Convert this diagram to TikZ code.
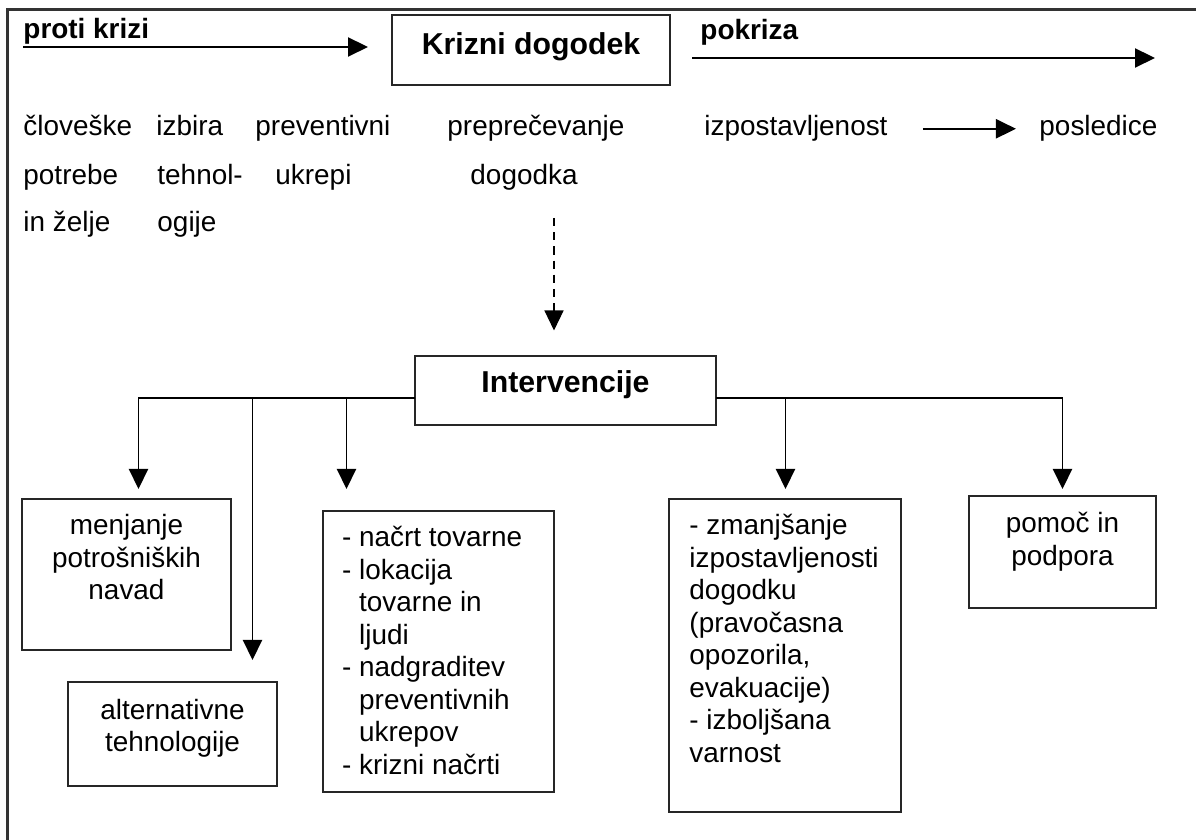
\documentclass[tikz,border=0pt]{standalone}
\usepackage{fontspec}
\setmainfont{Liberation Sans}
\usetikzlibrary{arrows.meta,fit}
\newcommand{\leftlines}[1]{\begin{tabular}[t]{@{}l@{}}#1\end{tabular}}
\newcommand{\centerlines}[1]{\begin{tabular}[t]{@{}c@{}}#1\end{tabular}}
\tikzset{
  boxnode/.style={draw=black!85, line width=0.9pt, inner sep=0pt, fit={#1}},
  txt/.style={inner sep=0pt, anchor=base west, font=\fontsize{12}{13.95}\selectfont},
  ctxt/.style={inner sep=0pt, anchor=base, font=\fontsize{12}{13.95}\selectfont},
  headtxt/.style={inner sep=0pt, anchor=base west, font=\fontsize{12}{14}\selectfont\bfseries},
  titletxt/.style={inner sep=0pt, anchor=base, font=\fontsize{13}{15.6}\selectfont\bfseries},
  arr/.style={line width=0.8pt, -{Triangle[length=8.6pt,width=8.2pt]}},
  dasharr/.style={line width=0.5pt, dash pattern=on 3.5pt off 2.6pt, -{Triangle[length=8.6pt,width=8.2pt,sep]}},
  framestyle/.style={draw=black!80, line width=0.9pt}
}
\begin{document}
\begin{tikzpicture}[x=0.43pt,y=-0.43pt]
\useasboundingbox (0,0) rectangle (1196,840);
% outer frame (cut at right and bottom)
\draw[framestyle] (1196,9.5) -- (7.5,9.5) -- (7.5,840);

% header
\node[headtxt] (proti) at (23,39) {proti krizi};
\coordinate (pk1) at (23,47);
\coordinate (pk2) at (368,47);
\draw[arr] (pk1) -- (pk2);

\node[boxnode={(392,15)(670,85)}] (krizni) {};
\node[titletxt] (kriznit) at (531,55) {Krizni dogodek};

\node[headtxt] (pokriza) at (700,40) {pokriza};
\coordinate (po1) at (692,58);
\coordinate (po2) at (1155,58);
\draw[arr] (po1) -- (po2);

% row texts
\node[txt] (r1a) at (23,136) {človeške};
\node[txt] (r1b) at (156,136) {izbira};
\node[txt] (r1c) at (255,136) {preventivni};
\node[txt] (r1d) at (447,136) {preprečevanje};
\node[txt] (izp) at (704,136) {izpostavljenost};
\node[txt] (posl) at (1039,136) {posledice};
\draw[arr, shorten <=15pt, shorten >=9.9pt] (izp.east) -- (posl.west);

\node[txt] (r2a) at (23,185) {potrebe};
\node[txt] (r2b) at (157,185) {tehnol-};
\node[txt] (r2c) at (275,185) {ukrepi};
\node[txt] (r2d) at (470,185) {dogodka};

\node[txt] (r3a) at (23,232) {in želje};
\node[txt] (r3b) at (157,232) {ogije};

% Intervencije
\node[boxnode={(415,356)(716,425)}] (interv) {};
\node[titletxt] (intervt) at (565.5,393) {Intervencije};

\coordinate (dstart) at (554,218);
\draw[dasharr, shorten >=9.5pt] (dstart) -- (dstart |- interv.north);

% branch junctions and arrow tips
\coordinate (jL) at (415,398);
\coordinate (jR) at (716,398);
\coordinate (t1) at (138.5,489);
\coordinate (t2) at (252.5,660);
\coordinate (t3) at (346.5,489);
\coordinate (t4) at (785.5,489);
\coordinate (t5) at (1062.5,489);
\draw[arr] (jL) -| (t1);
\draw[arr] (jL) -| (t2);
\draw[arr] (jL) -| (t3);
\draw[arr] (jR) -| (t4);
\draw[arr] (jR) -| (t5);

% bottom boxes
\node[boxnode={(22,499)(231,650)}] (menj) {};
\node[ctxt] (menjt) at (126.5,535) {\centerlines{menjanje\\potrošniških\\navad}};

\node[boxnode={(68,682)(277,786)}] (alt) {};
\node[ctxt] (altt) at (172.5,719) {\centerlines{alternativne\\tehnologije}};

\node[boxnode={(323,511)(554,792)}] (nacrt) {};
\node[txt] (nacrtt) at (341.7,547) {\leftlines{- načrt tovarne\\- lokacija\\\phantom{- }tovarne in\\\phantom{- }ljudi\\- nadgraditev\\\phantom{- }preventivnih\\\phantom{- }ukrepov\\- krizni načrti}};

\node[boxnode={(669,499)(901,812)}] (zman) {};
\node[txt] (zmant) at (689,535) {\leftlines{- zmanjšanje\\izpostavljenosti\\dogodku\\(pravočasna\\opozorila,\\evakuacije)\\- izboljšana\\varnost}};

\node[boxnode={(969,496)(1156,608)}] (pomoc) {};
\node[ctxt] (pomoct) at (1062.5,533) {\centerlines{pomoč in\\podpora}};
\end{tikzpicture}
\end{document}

===

Exercise >> Each line of the data should be quoted exactly, with pictures left out.

Solution >>
Convert this diagram to TikZ code.
\documentclass[tikz,border=0pt]{standalone}
\usepackage{fontspec}
\setmainfont{Liberation Sans}
\usetikzlibrary{arrows.meta,fit}
\newcommand{\leftlines}[1]{\begin{tabular}[t]{@{}l@{}}#1\end{tabular}}
\newcommand{\centerlines}[1]{\begin{tabular}[t]{@{}c@{}}#1\end{tabular}}
\tikzset{
  boxnode/.style={draw=black!85, line width=0.9pt, inner sep=0pt, fit={#1}},
  txt/.style={inner sep=0pt, anchor=base west, font=\fontsize{12}{13.95}\selectfont},
  ctxt/.style={inner sep=0pt, anchor=base, font=\fontsize{12}{13.95}\selectfont},
  headtxt/.style={inner sep=0pt, anchor=base west, font=\fontsize{12}{14}\selectfont\bfseries},
  titletxt/.style={inner sep=0pt, anchor=base, font=\fontsize{13}{15.6}\selectfont\bfseries},
  arr/.style={line width=0.8pt, -{Triangle[length=8.6pt,width=8.2pt]}},
  dasharr/.style={line width=0.5pt, dash pattern=on 3.5pt off 2.6pt, -{Triangle[length=8.6pt,width=8.2pt,sep]}},
  framestyle/.style={draw=black!80, line width=0.9pt}
}
\begin{document}
\begin{tikzpicture}[x=0.43pt,y=-0.43pt]
\useasboundingbox (0,0) rectangle (1196,840);
% outer frame (cut at right and bottom)
\draw[framestyle] (1196,9.5) -- (7.5,9.5) -- (7.5,840);

% header
\node[headtxt] (proti) at (23,39) {proti krizi};
\coordinate (pk1) at (23,47);
\coordinate (pk2) at (368,47);
\draw[arr] (pk1) -- (pk2);

\node[boxnode={(392,15)(670,85)}] (krizni) {};
\node[titletxt] (kriznit) at (531,55) {Krizni dogodek};

\node[headtxt] (pokriza) at (700,40) {pokriza};
\coordinate (po1) at (692,58);
\coordinate (po2) at (1155,58);
\draw[arr] (po1) -- (po2);

% row texts
\node[txt] (r1a) at (23,136) {človeške};
\node[txt] (r1b) at (156,136) {izbira};
\node[txt] (r1c) at (255,136) {preventivni};
\node[txt] (r1d) at (447,136) {preprečevanje};
\node[txt] (izp) at (704,136) {izpostavljenost};
\node[txt] (posl) at (1039,136) {posledice};
\draw[arr, shorten <=15pt, shorten >=9.9pt] (izp.east) -- (posl.west);

\node[txt] (r2a) at (23,185) {potrebe};
\node[txt] (r2b) at (157,185) {tehnol-};
\node[txt] (r2c) at (275,185) {ukrepi};
\node[txt] (r2d) at (470,185) {dogodka};

\node[txt] (r3a) at (23,232) {in želje};
\node[txt] (r3b) at (157,232) {ogije};

% Intervencije
\node[boxnode={(415,356)(716,425)}] (interv) {};
\node[titletxt] (intervt) at (565.5,393) {Intervencije};

\coordinate (dstart) at (554,218);
\draw[dasharr, shorten >=9.5pt] (dstart) -- (dstart |- interv.north);

% branch junctions and arrow tips
\coordinate (jL) at (415,398);
\coordinate (jR) at (716,398);
\coordinate (t1) at (138.5,489);
\coordinate (t2) at (252.5,660);
\coordinate (t3) at (346.5,489);
\coordinate (t4) at (785.5,489);
\coordinate (t5) at (1062.5,489);
\draw[arr] (jL) -| (t1);
\draw[arr] (jL) -| (t2);
\draw[arr] (jL) -| (t3);
\draw[arr] (jR) -| (t4);
\draw[arr] (jR) -| (t5);

% bottom boxes
\node[boxnode={(22,499)(231,650)}] (menj) {};
\node[ctxt] (menjt) at (126.5,535) {\centerlines{menjanje\\potrošniških\\navad}};

\node[boxnode={(68,682)(277,786)}] (alt) {};
\node[ctxt] (altt) at (172.5,719) {\centerlines{alternativne\\tehnologije}};

\node[boxnode={(323,511)(554,792)}] (nacrt) {};
\node[txt] (nacrtt) at (341.7,547) {\leftlines{- načrt tovarne\\- lokacija\\\phantom{- }tovarne in\\\phantom{- }ljudi\\- nadgraditev\\\phantom{- }preventivnih\\\phantom{- }ukrepov\\- krizni načrti}};

\node[boxnode={(669,499)(901,812)}] (zman) {};
\node[txt] (zmant) at (689,535) {\leftlines{- zmanjšanje\\izpostavljenosti\\dogodku\\(pravočasna\\opozorila,\\evakuacije)\\- izboljšana\\varnost}};

\node[boxnode={(969,496)(1156,608)}] (pomoc) {};
\node[ctxt] (pomoct) at (1062.5,533) {\centerlines{pomoč in\\podpora}};
\end{tikzpicture}
\end{document}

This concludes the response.